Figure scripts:

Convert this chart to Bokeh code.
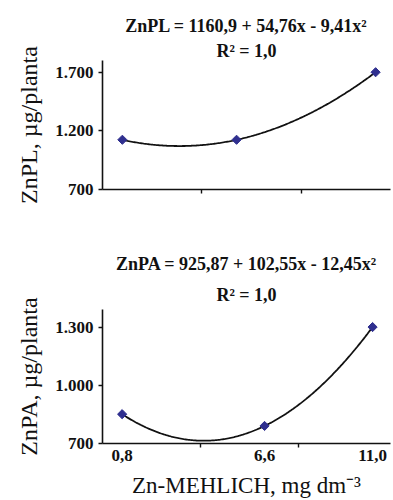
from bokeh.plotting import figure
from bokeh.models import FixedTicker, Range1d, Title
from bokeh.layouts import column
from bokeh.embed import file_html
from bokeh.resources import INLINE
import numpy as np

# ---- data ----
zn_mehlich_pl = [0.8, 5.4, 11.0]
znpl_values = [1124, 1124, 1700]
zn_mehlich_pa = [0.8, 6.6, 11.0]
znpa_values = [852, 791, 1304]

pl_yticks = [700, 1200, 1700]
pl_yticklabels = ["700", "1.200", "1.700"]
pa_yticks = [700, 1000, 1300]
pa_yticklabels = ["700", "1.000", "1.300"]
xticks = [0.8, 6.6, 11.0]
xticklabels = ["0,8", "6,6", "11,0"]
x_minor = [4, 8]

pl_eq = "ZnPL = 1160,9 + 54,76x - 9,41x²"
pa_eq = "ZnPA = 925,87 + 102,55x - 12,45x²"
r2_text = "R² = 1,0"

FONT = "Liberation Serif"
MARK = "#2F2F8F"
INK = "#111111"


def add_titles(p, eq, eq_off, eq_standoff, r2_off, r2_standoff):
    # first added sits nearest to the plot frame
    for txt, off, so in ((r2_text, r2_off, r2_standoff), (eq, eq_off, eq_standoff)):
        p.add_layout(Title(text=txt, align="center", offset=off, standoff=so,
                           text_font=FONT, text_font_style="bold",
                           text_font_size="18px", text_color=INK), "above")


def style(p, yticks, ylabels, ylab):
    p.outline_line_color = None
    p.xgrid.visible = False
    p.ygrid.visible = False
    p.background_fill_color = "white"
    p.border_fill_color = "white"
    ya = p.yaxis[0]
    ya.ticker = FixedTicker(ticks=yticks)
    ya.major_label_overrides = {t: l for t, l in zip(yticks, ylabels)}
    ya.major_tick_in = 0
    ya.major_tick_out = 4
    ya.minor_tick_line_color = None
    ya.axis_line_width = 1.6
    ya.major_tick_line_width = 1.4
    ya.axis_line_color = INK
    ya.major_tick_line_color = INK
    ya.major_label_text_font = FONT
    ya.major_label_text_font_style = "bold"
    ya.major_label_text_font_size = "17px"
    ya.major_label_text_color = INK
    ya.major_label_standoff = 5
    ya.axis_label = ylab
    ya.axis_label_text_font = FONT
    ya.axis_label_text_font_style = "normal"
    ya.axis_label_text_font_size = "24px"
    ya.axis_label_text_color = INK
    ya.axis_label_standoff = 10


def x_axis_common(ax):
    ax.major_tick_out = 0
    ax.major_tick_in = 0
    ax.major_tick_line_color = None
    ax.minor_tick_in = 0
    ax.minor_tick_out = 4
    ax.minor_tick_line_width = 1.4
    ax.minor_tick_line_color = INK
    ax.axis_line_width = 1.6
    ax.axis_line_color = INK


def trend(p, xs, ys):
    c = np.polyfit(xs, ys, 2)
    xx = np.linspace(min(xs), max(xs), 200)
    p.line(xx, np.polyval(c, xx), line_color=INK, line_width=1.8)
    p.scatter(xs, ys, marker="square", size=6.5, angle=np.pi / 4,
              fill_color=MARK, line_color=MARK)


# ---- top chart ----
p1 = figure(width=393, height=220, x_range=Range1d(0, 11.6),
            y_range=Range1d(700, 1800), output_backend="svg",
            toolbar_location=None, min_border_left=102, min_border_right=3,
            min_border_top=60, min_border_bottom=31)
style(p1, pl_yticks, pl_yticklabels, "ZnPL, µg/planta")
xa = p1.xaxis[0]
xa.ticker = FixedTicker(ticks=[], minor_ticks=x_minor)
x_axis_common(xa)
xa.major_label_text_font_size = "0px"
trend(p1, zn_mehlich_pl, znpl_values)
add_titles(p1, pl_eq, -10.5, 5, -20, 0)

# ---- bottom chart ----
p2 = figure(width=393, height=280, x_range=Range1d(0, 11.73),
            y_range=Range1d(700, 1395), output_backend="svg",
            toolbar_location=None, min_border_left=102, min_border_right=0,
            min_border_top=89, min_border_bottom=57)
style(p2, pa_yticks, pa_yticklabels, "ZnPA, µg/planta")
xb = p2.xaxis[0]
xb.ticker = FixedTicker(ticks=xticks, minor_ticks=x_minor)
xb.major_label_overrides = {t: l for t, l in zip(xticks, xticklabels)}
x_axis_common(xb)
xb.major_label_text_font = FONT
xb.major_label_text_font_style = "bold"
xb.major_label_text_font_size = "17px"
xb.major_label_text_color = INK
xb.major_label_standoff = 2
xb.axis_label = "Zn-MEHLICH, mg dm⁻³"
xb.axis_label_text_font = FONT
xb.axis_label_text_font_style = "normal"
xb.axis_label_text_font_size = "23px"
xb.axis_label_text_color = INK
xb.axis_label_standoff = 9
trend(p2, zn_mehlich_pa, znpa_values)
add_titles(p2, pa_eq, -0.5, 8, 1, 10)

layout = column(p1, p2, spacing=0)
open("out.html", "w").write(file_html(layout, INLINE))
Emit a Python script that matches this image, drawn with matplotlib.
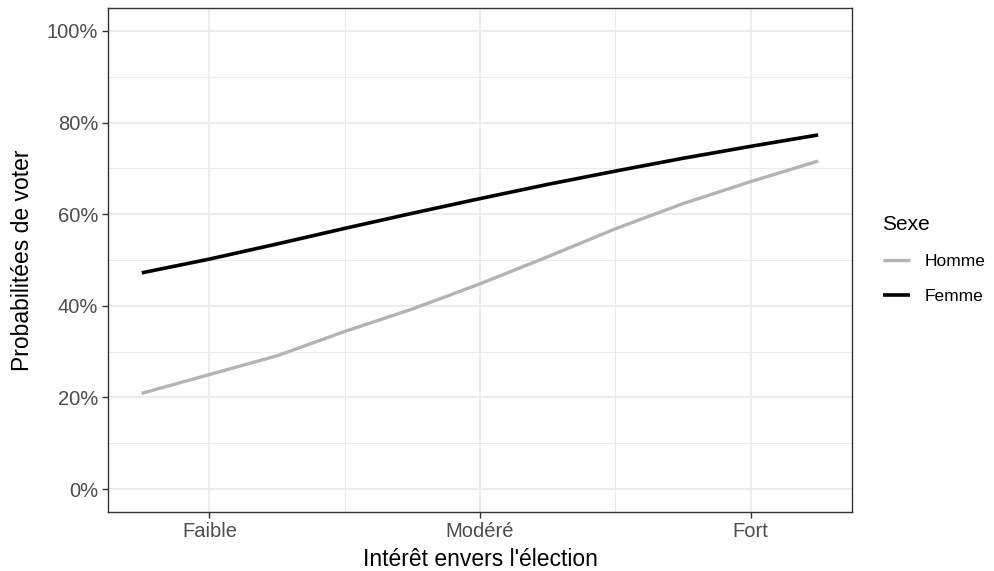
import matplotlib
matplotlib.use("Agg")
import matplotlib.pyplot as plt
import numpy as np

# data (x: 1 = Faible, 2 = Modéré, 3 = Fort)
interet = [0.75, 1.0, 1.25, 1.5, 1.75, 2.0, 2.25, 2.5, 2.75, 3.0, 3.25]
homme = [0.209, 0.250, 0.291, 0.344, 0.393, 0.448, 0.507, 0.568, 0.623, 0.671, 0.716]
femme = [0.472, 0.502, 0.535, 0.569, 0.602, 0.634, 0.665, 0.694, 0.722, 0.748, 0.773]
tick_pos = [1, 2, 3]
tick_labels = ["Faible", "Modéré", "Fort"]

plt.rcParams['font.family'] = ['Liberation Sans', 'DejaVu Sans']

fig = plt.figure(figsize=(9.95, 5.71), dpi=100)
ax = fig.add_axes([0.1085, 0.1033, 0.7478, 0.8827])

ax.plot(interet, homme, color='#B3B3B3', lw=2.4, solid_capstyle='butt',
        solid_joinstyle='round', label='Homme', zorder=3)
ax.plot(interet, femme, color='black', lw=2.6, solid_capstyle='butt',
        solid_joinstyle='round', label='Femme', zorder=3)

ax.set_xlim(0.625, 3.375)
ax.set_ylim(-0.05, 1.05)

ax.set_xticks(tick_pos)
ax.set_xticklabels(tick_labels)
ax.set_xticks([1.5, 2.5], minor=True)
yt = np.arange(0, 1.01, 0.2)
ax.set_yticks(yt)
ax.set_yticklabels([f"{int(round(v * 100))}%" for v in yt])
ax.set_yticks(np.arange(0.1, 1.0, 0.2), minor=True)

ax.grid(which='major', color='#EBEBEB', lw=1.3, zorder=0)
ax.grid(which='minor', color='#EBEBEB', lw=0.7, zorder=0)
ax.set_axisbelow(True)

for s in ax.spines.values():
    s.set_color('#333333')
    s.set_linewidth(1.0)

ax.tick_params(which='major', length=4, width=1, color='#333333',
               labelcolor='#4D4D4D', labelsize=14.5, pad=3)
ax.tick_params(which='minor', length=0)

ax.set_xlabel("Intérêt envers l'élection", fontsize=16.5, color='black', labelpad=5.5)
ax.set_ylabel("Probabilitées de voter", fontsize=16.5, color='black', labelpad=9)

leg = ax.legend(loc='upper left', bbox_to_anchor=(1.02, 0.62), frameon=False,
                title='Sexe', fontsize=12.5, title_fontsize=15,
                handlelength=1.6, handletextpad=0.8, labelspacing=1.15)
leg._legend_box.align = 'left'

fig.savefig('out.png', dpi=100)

**Problem to solve:** From the first line above down to the line with "znpa_values = [852, 791, 1304]", reproduce every line and no others, omitting pictures.

**Response:**
Convert this chart to Bokeh code.
from bokeh.plotting import figure
from bokeh.models import FixedTicker, Range1d, Title
from bokeh.layouts import column
from bokeh.embed import file_html
from bokeh.resources import INLINE
import numpy as np

# ---- data ----
zn_mehlich_pl = [0.8, 5.4, 11.0]
znpl_values = [1124, 1124, 1700]
zn_mehlich_pa = [0.8, 6.6, 11.0]
znpa_values = [852, 791, 1304]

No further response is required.